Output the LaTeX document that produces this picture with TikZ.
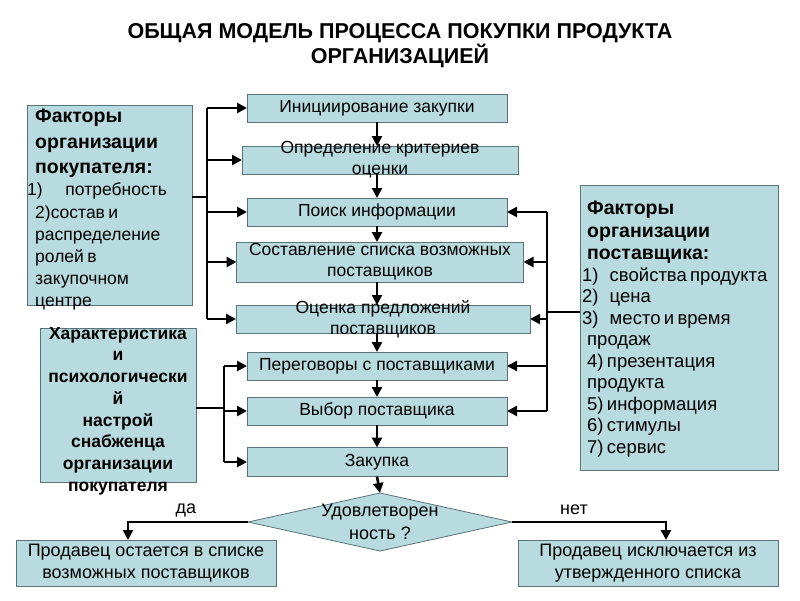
\documentclass[tikz,border=0pt]{standalone}
\usepackage{fontspec}
\setmainfont{Liberation Sans}
\usetikzlibrary{shapes.geometric,arrows.meta,positioning}
\begin{document}
\begin{tikzpicture}[x=1pt,y=-1pt,
  box/.style={draw=cbd,fill=cfb,line width=0.8pt,inner sep=0pt,outer sep=0pt},
  stage/.style={box,minimum height=28pt,font=\fontsize{17.5}{21}\selectfont,align=center},
  inlabel/.style={font=\fontsize{17.5}{21}\selectfont,align=center,inner sep=0pt},
  exit/.style={box,minimum width=260pt,minimum height=46pt,font=\fontsize{18}{22}\selectfont,align=center},
  lin/.style={line width=2.6pt,draw=black},
  arr/.style={lin,-{Triangle[length=10pt,width=10pt]}}]
%
\useasboundingbox (0,0) rectangle (800,600);
%
\definecolor{cfb}{rgb}{0.72,0.86,0.88}
\definecolor{cbd}{rgb}{0.35,0.45,0.47}
%
\node[font=\bfseries\fontsize{21.5}{25}\selectfont,align=center] (title) at (400,46)
  {ОБЩАЯ МОДЕЛЬ ПРОЦЕССА ПОКУПКИ ПРОДУКТА\\ОРГАНИЗАЦИЕЙ};
%
\node[stage,minimum width=260pt] (init) at (377,108) {Инициирование закупки};
\node[stage,minimum width=276pt,label={[inlabel]center:Определение критериев\\оценки}] (crit) at (380,160) {};
\node[stage,minimum width=260pt] (search) at (377,212) {Поиск информации};
\node[stage,minimum width=287pt,minimum height=40pt] (list) at (380,262) {Составление списка возможных\\поставщиков};
\node[stage,minimum width=294pt,label={[inlabel]center:Оценка предложений\\поставщиков}] (eval) at (383,319) {};
\node[stage,minimum width=260pt] (negot) at (377,366) {Переговоры с поставщиками};
\node[stage,minimum width=260pt] (choice) at (377,411) {Выбор поставщика};
\node[stage,minimum width=260pt,minimum height=29pt] (buy) at (377,462) {Закупка};
%
\node[box,diamond,minimum width=264pt,minimum height=58pt] (dia) at (380,522) {};
\node[font=\fontsize{18}{23}\selectfont,align=center,inner sep=0pt] (diatxt) at (dia.center) {Удовлетворен\\ность ?};
\node[exit] (yes) at (146,563) {Продавец остается в списке\\возможных поставщиков};
\node[exit] (no) at (648,563) {Продавец исключается из\\утвержденного списка};
\node[font=\fontsize{18}{20}\selectfont] (yeslbl) at (186,510) {да};
\node[font=\fontsize{18}{20}\selectfont] (nolbl) at (574,510) {нет};
%
\node[box,minimum width=165pt,minimum height=200pt] (buyer) at (109.5,205) {};
\node[anchor=north west,text width=160pt,inner sep=0pt,align=left] (buyertxt) at (35,109)
  {\bfseries\fontsize{19.5}{25.5}\selectfont Факторы\\организации\\покупателя:\par
   \mdseries\fontsize{17.5}{22.2}\selectfont \hspace*{-8pt}1)\hspace{1.3em}потребность\\2)состав и\\распределение\\ролей в\\закупочном\\центре\par};
\node[box,minimum width=198pt,minimum height=285pt] (supplier) at (679,327.5) {};
\node[anchor=north west,text width=195pt,inner sep=0pt,align=left] (suppliertxt) at (587,201)
  {\bfseries\fontsize{19.5}{22.5}\selectfont Факторы\\организации\\поставщика:\par
   \mdseries\fontsize{18.5}{21.5}\selectfont \hspace*{-5pt}1)\hspace{0.6em}свойства продукта\\\hspace*{-5pt}2)\hspace{0.6em}цена\\\hspace*{-5pt}3)\hspace{0.6em}место и время\\продаж\\4) презентация\\продукта\\5) информация\\6) стимулы\\7) сервис\par};
\node[box,minimum width=156pt,minimum height=154pt] (harbox) at (118,405) {};
\node[font=\bfseries\fontsize{17.5}{21.7}\selectfont,align=center,inner sep=0pt] (hartxt) at (118,411)
  {Характеристика\\и\\психологически\\й\\настрой\\снабженца\\организации\\покупателя};
%
\draw[arr] (init.south) -- (init.south |- crit.north);
\draw[arr] (crit.south -| init.south) -- (init.south |- search.north);
\draw[arr] (search.south) -- (search.south |- list.north);
\draw[arr] (list.south -| search.south) -- (search.south |- eval.north);
\draw[arr] (eval.south -| search.south) -- (search.south |- negot.north);
\draw[arr] (negot.south) -- (choice.north);
\draw[arr] (choice.south) -- (buy.north);
\draw[arr] (buy.south) -- (dia.north);
%
\coordinate (lb) at (207,197);
\draw[lin] (buyer.east |- lb) -- (lb);
\draw[lin] (lb |- init.west) -- (lb |- eval.west);
\foreach \s in {init,crit,search,list,eval}
  \draw[arr] (lb |- \s.west) -- (\s.west);
%
\coordinate (cb) at (224,408);
\draw[lin] (harbox.east |- cb) -- (cb);
\draw[lin] (cb |- negot.west) -- (cb |- buy.west);
\foreach \s in {negot,choice,buy}
  \draw[arr] (cb |- \s.west) -- (\s.west);
%
\coordinate (rb) at (547,312);
\draw[lin] (supplier.west |- rb) -- (rb);
\draw[lin] (rb |- search.east) -- (rb |- choice.east);
\foreach \s in {search,list,eval,negot,choice}
  \draw[arr] (rb |- \s.east) -- (\s.east);
%
\coordinate (yesin) at (128,540);
\coordinate (noin) at (666,540);
\draw[arr] (dia.west) -| (yesin);
\draw[arr] (dia.east) -| (noin);
%
\end{tikzpicture}
\end{document}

▸ Problem to solve
Omit pictures; set down the rest of the material word for word.

▸ Full answer
Output the LaTeX document that produces this picture with TikZ.
\documentclass[tikz,border=0pt]{standalone}
\usepackage{fontspec}
\setmainfont{Liberation Sans}
\usetikzlibrary{shapes.geometric,arrows.meta,positioning}
\begin{document}
\begin{tikzpicture}[x=1pt,y=-1pt,
  box/.style={draw=cbd,fill=cfb,line width=0.8pt,inner sep=0pt,outer sep=0pt},
  stage/.style={box,minimum height=28pt,font=\fontsize{17.5}{21}\selectfont,align=center},
  inlabel/.style={font=\fontsize{17.5}{21}\selectfont,align=center,inner sep=0pt},
  exit/.style={box,minimum width=260pt,minimum height=46pt,font=\fontsize{18}{22}\selectfont,align=center},
  lin/.style={line width=2.6pt,draw=black},
  arr/.style={lin,-{Triangle[length=10pt,width=10pt]}}]
%
\useasboundingbox (0,0) rectangle (800,600);
%
\definecolor{cfb}{rgb}{0.72,0.86,0.88}
\definecolor{cbd}{rgb}{0.35,0.45,0.47}
%
\node[font=\bfseries\fontsize{21.5}{25}\selectfont,align=center] (title) at (400,46)
  {ОБЩАЯ МОДЕЛЬ ПРОЦЕССА ПОКУПКИ ПРОДУКТА\\ОРГАНИЗАЦИЕЙ};
%
\node[stage,minimum width=260pt] (init) at (377,108) {Инициирование закупки};
\node[stage,minimum width=276pt,label={[inlabel]center:Определение критериев\\оценки}] (crit) at (380,160) {};
\node[stage,minimum width=260pt] (search) at (377,212) {Поиск информации};
\node[stage,minimum width=287pt,minimum height=40pt] (list) at (380,262) {Составление списка возможных\\поставщиков};
\node[stage,minimum width=294pt,label={[inlabel]center:Оценка предложений\\поставщиков}] (eval) at (383,319) {};
\node[stage,minimum width=260pt] (negot) at (377,366) {Переговоры с поставщиками};
\node[stage,minimum width=260pt] (choice) at (377,411) {Выбор поставщика};
\node[stage,minimum width=260pt,minimum height=29pt] (buy) at (377,462) {Закупка};
%
\node[box,diamond,minimum width=264pt,minimum height=58pt] (dia) at (380,522) {};
\node[font=\fontsize{18}{23}\selectfont,align=center,inner sep=0pt] (diatxt) at (dia.center) {Удовлетворен\\ность ?};
\node[exit] (yes) at (146,563) {Продавец остается в списке\\возможных поставщиков};
\node[exit] (no) at (648,563) {Продавец исключается из\\утвержденного списка};
\node[font=\fontsize{18}{20}\selectfont] (yeslbl) at (186,510) {да};
\node[font=\fontsize{18}{20}\selectfont] (nolbl) at (574,510) {нет};
%
\node[box,minimum width=165pt,minimum height=200pt] (buyer) at (109.5,205) {};
\node[anchor=north west,text width=160pt,inner sep=0pt,align=left] (buyertxt) at (35,109)
  {\bfseries\fontsize{19.5}{25.5}\selectfont Факторы\\организации\\покупателя:\par
   \mdseries\fontsize{17.5}{22.2}\selectfont \hspace*{-8pt}1)\hspace{1.3em}потребность\\2)состав и\\распределение\\ролей в\\закупочном\\центре\par};
\node[box,minimum width=198pt,minimum height=285pt] (supplier) at (679,327.5) {};
\node[anchor=north west,text width=195pt,inner sep=0pt,align=left] (suppliertxt) at (587,201)
  {\bfseries\fontsize{19.5}{22.5}\selectfont Факторы\\организации\\поставщика:\par
   \mdseries\fontsize{18.5}{21.5}\selectfont \hspace*{-5pt}1)\hspace{0.6em}свойства продукта\\\hspace*{-5pt}2)\hspace{0.6em}цена\\\hspace*{-5pt}3)\hspace{0.6em}место и время\\продаж\\4) презентация\\продукта\\5) информация\\6) стимулы\\7) сервис\par};
\node[box,minimum width=156pt,minimum height=154pt] (harbox) at (118,405) {};
\node[font=\bfseries\fontsize{17.5}{21.7}\selectfont,align=center,inner sep=0pt] (hartxt) at (118,411)
  {Характеристика\\и\\психологически\\й\\настрой\\снабженца\\организации\\покупателя};
%
\draw[arr] (init.south) -- (init.south |- crit.north);
\draw[arr] (crit.south -| init.south) -- (init.south |- search.north);
\draw[arr] (search.south) -- (search.south |- list.north);
\draw[arr] (list.south -| search.south) -- (search.south |- eval.north);
\draw[arr] (eval.south -| search.south) -- (search.south |- negot.north);
\draw[arr] (negot.south) -- (choice.north);
\draw[arr] (choice.south) -- (buy.north);
\draw[arr] (buy.south) -- (dia.north);
%
\coordinate (lb) at (207,197);
\draw[lin] (buyer.east |- lb) -- (lb);
\draw[lin] (lb |- init.west) -- (lb |- eval.west);
\foreach \s in {init,crit,search,list,eval}
  \draw[arr] (lb |- \s.west) -- (\s.west);
%
\coordinate (cb) at (224,408);
\draw[lin] (harbox.east |- cb) -- (cb);
\draw[lin] (cb |- negot.west) -- (cb |- buy.west);
\foreach \s in {negot,choice,buy}
  \draw[arr] (cb |- \s.west) -- (\s.west);
%
\coordinate (rb) at (547,312);
\draw[lin] (supplier.west |- rb) -- (rb);
\draw[lin] (rb |- search.east) -- (rb |- choice.east);
\foreach \s in {search,list,eval,negot,choice}
  \draw[arr] (rb |- \s.east) -- (\s.east);
%
\coordinate (yesin) at (128,540);
\coordinate (noin) at (666,540);
\draw[arr] (dia.west) -| (yesin);
\draw[arr] (dia.east) -| (noin);
%
\end{tikzpicture}
\end{document}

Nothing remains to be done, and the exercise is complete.